#### DATA SHOWN
>> START
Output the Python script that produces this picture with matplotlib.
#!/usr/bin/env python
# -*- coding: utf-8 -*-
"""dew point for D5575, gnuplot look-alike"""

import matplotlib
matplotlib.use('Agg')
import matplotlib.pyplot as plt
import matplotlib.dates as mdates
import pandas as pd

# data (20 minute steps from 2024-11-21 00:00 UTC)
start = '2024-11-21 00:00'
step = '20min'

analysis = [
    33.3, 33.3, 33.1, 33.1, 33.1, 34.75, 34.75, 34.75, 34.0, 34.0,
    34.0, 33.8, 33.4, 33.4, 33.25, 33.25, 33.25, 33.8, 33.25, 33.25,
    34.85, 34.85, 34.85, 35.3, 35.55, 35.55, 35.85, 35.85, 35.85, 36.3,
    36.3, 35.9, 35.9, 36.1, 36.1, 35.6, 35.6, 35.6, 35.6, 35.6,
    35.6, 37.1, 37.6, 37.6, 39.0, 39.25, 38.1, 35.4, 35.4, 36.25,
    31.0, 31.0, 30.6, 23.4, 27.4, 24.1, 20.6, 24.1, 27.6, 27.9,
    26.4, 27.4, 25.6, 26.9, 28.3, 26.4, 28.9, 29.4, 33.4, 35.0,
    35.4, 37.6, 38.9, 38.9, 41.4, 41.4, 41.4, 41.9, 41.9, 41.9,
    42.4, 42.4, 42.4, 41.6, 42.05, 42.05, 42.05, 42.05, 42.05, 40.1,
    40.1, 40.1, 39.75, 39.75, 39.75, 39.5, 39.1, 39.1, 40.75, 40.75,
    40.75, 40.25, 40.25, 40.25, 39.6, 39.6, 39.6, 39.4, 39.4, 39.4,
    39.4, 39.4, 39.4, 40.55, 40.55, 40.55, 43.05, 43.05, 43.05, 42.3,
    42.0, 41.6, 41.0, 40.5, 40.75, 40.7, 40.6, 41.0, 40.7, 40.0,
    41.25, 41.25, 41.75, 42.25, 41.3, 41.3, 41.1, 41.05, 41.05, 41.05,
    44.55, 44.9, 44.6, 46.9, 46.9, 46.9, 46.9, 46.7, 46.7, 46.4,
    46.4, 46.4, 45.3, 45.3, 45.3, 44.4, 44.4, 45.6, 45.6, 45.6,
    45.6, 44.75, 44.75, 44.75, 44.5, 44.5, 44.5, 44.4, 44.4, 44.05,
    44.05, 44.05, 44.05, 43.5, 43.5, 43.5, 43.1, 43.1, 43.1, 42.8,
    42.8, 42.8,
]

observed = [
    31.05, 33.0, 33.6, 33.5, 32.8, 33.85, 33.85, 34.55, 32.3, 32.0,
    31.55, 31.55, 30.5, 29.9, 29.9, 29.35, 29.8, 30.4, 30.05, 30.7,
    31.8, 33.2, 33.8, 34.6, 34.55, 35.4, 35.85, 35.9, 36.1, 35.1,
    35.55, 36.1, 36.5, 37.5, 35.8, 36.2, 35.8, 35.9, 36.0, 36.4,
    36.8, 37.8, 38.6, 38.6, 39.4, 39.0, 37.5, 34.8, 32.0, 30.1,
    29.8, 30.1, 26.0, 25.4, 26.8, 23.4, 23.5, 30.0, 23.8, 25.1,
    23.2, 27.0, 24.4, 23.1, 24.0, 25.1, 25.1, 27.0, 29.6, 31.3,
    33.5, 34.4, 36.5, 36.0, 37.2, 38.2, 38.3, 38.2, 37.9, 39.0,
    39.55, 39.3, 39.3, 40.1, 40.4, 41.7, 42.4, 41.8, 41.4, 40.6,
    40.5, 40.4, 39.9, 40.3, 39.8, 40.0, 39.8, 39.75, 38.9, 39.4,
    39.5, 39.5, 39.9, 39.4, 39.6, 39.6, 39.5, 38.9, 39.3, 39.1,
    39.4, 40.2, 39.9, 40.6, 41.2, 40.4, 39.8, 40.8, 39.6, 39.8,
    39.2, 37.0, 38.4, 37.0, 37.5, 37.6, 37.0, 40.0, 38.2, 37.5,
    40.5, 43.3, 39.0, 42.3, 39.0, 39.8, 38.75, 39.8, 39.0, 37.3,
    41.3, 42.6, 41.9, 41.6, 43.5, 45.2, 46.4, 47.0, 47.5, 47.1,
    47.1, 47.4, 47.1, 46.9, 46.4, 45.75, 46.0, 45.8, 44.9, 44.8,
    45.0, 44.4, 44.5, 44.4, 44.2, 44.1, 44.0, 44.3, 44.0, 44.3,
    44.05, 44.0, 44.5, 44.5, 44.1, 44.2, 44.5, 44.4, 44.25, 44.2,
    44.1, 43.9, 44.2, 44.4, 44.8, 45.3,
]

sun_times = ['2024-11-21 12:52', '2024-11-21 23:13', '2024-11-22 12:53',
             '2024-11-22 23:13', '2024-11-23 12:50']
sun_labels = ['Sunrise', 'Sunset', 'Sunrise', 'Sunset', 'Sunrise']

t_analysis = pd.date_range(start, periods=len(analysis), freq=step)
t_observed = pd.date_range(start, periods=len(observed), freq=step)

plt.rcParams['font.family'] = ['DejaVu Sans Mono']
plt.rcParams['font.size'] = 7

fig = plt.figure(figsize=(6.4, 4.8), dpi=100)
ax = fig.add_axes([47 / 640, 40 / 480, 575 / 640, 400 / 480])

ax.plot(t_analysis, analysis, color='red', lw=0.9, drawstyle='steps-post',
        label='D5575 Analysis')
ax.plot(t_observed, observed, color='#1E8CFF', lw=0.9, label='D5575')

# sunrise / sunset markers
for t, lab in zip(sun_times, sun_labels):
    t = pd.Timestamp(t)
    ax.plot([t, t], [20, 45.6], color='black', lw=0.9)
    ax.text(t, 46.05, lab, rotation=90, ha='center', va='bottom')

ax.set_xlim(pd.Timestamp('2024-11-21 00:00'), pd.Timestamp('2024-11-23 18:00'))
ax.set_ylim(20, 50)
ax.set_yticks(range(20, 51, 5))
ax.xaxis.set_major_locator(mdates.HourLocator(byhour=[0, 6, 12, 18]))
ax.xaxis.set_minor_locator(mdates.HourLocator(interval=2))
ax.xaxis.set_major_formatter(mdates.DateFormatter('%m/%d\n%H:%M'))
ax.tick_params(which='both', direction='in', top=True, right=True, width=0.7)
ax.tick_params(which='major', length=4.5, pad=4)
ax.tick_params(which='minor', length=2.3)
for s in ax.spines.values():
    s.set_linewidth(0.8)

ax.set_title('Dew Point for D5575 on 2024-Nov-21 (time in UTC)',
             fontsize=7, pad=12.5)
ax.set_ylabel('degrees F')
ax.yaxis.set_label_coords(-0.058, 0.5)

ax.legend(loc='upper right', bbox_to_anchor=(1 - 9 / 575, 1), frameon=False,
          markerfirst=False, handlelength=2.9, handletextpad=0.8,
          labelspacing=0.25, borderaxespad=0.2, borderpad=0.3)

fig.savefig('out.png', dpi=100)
>> END
>> START
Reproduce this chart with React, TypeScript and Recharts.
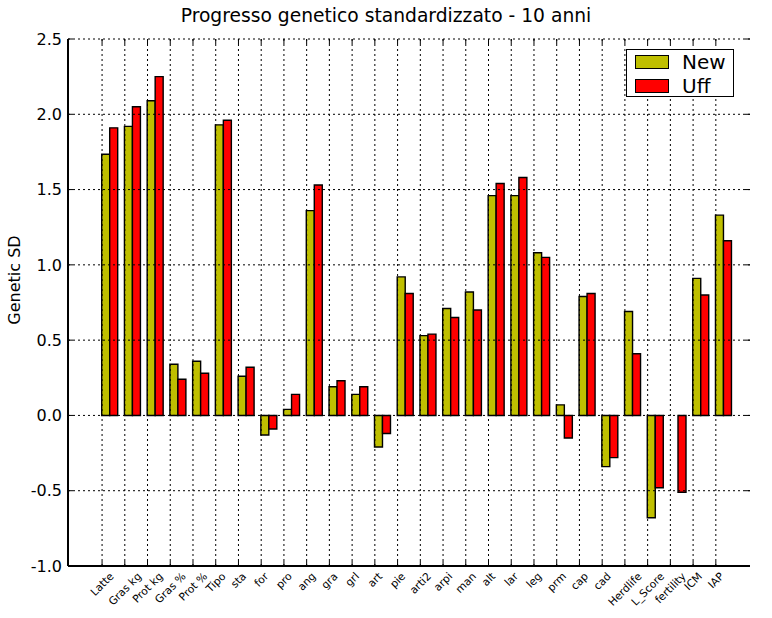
>> END
>> START
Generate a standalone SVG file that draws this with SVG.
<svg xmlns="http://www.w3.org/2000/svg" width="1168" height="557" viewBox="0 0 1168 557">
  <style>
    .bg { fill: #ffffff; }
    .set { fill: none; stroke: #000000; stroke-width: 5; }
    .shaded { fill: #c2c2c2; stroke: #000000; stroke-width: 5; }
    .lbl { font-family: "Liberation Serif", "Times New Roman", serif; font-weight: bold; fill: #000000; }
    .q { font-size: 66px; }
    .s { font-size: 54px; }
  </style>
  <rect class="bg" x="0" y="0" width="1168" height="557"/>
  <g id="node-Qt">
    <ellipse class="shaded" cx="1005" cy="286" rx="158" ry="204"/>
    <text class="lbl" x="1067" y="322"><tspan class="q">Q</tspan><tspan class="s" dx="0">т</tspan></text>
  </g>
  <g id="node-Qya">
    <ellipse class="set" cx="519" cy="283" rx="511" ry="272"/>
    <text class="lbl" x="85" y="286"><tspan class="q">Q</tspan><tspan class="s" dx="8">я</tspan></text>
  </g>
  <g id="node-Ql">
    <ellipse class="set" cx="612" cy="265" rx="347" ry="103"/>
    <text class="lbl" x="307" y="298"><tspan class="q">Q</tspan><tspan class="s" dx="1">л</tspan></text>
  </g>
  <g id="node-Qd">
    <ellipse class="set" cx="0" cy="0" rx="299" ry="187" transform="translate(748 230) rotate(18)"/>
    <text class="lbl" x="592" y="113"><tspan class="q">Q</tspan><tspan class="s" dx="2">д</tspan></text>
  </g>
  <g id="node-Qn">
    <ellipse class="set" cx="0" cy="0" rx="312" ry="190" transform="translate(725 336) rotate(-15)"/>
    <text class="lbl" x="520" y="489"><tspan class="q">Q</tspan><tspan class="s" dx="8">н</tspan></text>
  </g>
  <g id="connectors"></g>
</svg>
>> END
#### TASK TO CARRY OUT
Only the lines from the one with "Output the Python" up to the one with "step = '20min'" should be repeated, both included, exactly as they appear.

#### SOLVED PROBLEM
Output the Python script that produces this picture with matplotlib.
#!/usr/bin/env python
# -*- coding: utf-8 -*-
"""dew point for D5575, gnuplot look-alike"""

import matplotlib
matplotlib.use('Agg')
import matplotlib.pyplot as plt
import matplotlib.dates as mdates
import pandas as pd

# data (20 minute steps from 2024-11-21 00:00 UTC)
start = '2024-11-21 00:00'
step = '20min'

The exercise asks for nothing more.